May you prosper in the Lord Messiah, that is, in the living God, without end in eternity. If it pleases you, make known your intentions on these and other matters with timely dispatch, through your special emissaries [sent] together with ours. Written in the city of Maragheh in the tenth year of Hülagü's reign, in the Year of the Dog, on the tenth day of the month of April.
 Traditionally this verse was applied by western Latin Christian authors to the powers granted to papal representatives (legates). The Mongols' use of it to apply to themselves would have been surprising for western audiences.
 For other lists of Mongol victories, see George D. Painter, ‘‘The Tartar Relation,’’ Excursus B, in R. A. Skelton, T. E. Marston, G. D. Painter, eds., The Vinland Map and the Tartar Relation (New Haven CT, 1965), esp. 104–106.

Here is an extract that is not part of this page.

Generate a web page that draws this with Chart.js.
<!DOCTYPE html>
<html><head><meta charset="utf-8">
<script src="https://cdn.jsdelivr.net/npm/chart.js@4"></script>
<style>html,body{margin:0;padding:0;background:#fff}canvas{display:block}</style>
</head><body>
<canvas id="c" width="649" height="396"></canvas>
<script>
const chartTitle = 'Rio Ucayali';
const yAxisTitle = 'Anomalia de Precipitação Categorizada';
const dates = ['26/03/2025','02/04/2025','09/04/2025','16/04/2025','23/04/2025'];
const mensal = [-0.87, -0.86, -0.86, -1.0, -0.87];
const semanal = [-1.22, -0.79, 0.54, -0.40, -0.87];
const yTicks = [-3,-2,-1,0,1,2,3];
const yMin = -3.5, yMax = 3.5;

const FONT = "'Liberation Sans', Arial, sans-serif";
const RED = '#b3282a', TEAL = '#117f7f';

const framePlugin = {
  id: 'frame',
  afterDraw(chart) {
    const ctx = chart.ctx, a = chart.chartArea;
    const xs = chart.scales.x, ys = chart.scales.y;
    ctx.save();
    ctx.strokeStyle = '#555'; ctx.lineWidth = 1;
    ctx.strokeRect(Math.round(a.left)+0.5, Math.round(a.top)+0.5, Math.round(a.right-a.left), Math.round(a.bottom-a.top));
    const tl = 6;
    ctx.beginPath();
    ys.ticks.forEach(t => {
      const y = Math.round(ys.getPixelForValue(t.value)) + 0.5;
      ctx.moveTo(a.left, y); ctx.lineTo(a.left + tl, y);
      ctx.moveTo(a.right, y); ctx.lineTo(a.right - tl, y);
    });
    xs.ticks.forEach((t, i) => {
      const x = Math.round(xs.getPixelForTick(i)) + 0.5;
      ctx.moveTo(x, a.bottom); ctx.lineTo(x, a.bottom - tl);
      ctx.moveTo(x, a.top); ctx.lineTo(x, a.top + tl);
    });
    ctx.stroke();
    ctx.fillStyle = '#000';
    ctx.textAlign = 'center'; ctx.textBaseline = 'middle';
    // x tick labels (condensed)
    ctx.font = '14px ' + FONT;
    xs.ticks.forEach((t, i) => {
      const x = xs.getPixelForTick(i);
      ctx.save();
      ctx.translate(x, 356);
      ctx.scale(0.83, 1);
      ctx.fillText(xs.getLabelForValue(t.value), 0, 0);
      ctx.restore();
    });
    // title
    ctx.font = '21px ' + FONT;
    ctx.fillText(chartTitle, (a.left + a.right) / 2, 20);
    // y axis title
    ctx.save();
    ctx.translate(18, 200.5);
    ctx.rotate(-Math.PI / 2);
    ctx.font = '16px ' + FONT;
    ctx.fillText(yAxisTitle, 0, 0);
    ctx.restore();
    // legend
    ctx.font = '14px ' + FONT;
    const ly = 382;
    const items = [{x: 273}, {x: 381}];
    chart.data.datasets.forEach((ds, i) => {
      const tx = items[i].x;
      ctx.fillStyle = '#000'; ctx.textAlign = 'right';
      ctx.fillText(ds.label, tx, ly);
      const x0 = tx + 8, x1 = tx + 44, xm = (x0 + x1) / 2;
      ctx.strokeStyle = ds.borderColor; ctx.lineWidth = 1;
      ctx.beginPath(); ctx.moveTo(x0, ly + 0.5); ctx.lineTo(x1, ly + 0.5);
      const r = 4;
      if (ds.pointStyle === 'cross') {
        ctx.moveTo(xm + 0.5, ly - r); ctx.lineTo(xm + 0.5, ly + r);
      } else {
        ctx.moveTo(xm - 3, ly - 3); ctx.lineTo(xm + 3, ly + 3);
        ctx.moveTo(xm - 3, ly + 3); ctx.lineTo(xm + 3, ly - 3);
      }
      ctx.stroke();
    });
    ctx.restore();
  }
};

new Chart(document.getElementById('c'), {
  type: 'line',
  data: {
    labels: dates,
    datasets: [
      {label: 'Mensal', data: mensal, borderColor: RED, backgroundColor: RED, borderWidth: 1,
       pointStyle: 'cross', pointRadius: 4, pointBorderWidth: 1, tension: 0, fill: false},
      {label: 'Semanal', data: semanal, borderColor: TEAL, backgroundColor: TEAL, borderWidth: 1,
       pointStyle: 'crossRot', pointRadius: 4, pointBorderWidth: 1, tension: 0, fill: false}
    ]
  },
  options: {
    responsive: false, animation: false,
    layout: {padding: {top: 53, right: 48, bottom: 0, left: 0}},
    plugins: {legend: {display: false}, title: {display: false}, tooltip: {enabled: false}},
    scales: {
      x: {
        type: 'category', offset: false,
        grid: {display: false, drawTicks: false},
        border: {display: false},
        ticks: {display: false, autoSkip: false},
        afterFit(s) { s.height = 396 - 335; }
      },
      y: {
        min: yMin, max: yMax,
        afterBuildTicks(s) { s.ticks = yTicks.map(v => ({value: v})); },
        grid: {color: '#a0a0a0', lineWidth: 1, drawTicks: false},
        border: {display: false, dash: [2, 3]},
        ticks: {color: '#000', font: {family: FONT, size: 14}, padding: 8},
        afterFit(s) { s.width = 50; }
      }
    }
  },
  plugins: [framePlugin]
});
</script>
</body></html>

 The Nizaris, named the "Assassins" by Latin Christians, were an Isma'ili sect with adherents in northern Syria and Palestine. After Latin settlers established themselves in the Near East, they became alternately targets for ‘‘assassination’’ or potential allies with the Nizaris against other competing powers in the region. The "circumcised" refers to Jews and/or Muslims and some groups of eastern Christians who practiced circumcision. The Nizaris quickly became the stuff of legend, particularly the leader of the Syrian branch, who became known as "the Old Man of the Mountain." However, when the Nizaris came under threat from the Mongols, as a minority Muslim sect, they received little help from other Muslim powers. The chronicler Matthew Paris claimed they sent ambassadors to western European leaders requesting assistance before Hülagü captured the Nizari fortress of Alamut in Persia and other strongholds in 1256. The Syrian Nizaris lost the castle of Masyad to the Mongols in 1260 and their remaining holdings to the sultan Baibars in 1272. Matthew Paris' account is in Giles, Matthew Paris’s English History, 1:131–132, 312–314; 3:449–552. See also J. J. Saunders, "Matthew Paris and the Mongols," in T. A. Sandquist and M. R. Powicke, eds., Essays in Medieval History Presented to Bertie Wilkinson (Toronto, 1969), 116–132; Farhad Daftary, The Assassin Legends: Myths of the Isma'ilis (London, 1994).

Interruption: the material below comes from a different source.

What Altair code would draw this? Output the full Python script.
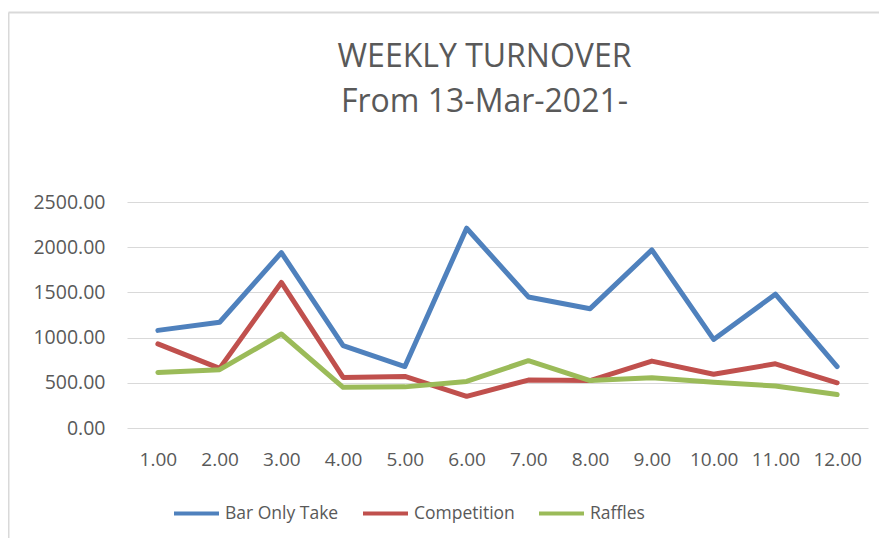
import altair as alt
import pandas as pd

weeks = [1, 2, 3, 4, 5, 6, 7, 8, 9, 10, 11, 12]
bar_only_take = [1080, 1170, 1940, 910, 680, 2210, 1450, 1320, 1970, 980, 1480, 680]
competition = [930, 660, 1610, 560, 570, 350, 530, 525, 740, 595, 710, 500]
raffles = [615, 645, 1040, 450, 455, 515, 745, 525, 555, 505, 465, 370]
series_names = ["Bar Only Take", "Competition", "Raffles"]
series_colors = ["#4F81BD", "#C0504D", "#9BBB59"]
y_ticks = [0, 500, 1000, 1500, 2000, 2500]
title_lines = ["WEEKLY TURNOVER", "From 13-Mar-2021-"]

rows = []
for name, vals in zip(series_names, [bar_only_take, competition, raffles]):
    for w, v in zip(weeks, vals):
        rows.append({"week": w, "series": name, "value": v})
df = pd.DataFrame(rows)

FONT = "Open Sans"
GREY = "#595959"
BORDER = "#D9D9D9"

lines = alt.Chart(df).mark_line(strokeWidth=5, strokeCap="round", strokeJoin="round").encode(
    x=alt.X(
        "week:O",
        scale=alt.Scale(type="point", padding=0.5),
        axis=alt.Axis(
            title=None, labelExpr="format(datum.value, '.2f')", labelAngle=0,
            ticks=False, domain=False, grid=False, labelPadding=22,
            labelFontSize=19, labelColor=GREY, labelFont=FONT,
        ),
    ),
    y=alt.Y(
        "value:Q",
        scale=alt.Scale(domain=[0, 2500], nice=False),
        axis=alt.Axis(
            title=None, values=y_ticks, format=".2f", ticks=False, domain=False,
            gridColor=BORDER, gridWidth=1, labelPadding=22,
            labelFontSize=19.5, labelColor=GREY, labelFont=FONT,
        ),
    ),
    color=alt.Color(
        "series:N",
        scale=alt.Scale(domain=series_names, range=series_colors),
        legend=alt.Legend(
            title=None, orient="none", legendX=45, legendY=287, direction="horizontal",
            symbolType="stroke", symbolSize=2025, symbolStrokeWidth=4,
            labelFontSize=17.5, labelFont=FONT, labelColor=GREY, labelOffset=4,
            columnPadding=16, padding=0,
        ),
    ),
)

one = pd.DataFrame({"k": [0]})
top_border = alt.Chart(one).mark_rule(color=BORDER, strokeWidth=2).encode(
    x=alt.value(-118.5), x2=alt.value(760), y=alt.value(-189.5)
)
left_border = alt.Chart(one).mark_rule(color=BORDER, strokeWidth=2).encode(
    x=alt.value(-118.5), y=alt.value(-189.5), y2=alt.value(340)
)

chart = alt.layer(top_border, left_border, lines).properties(
    width=741,
    height=226,
    padding={"left": 119, "top": 194, "right": 11, "bottom": 110},
    autosize=alt.AutoSizeParams(type="none"),
    title=alt.TitleParams(
        text=title_lines, fontSize=32, font=FONT, fontWeight="normal", color=GREY,
        anchor="middle", frame="group", lineHeight=45, offset=-107, dx=-13,
    ),
    background="white",
).configure_view(stroke=None)

chart.save("out.html", embed_options={"renderer": "svg", "actions": False})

 There were many Nestorian Christians living in Mongol-occupied territories.
 The Hebrew chronicler Bar Hebraeus mentions Harran, Baklash, Hama, and B’elbek (Baalbek?)-Harim as among the cities conquered by Hülagü in 1260. E. A. Wallis Budge, trans., The Chronography of Gregory Abu’l Faraj, the Son of Aaron, the Hebrew Physician, Commonly Known as Bar Hebraeus (London, 1932).
 The letter writer may be referring to Latin crusaders who had been taken captive and sold into slavery.
 When Louis IX landed at Cyprus in 1248, he had received messengers from the Mongol commander Eljigidei, who hoped for Louis' assistance against the Muslims. Because Elijidei's messengers claimed that the Great Khan Güyük had converted to Christianity, Louis had sent a return delegation carrying with it a portable tent chapel made of scarlet cloth.
 The scribe may be referring to the Mongol general Kitbuqa’s capture of Sidon and his later defeat by a Mamluk army at 'Ain Jalut.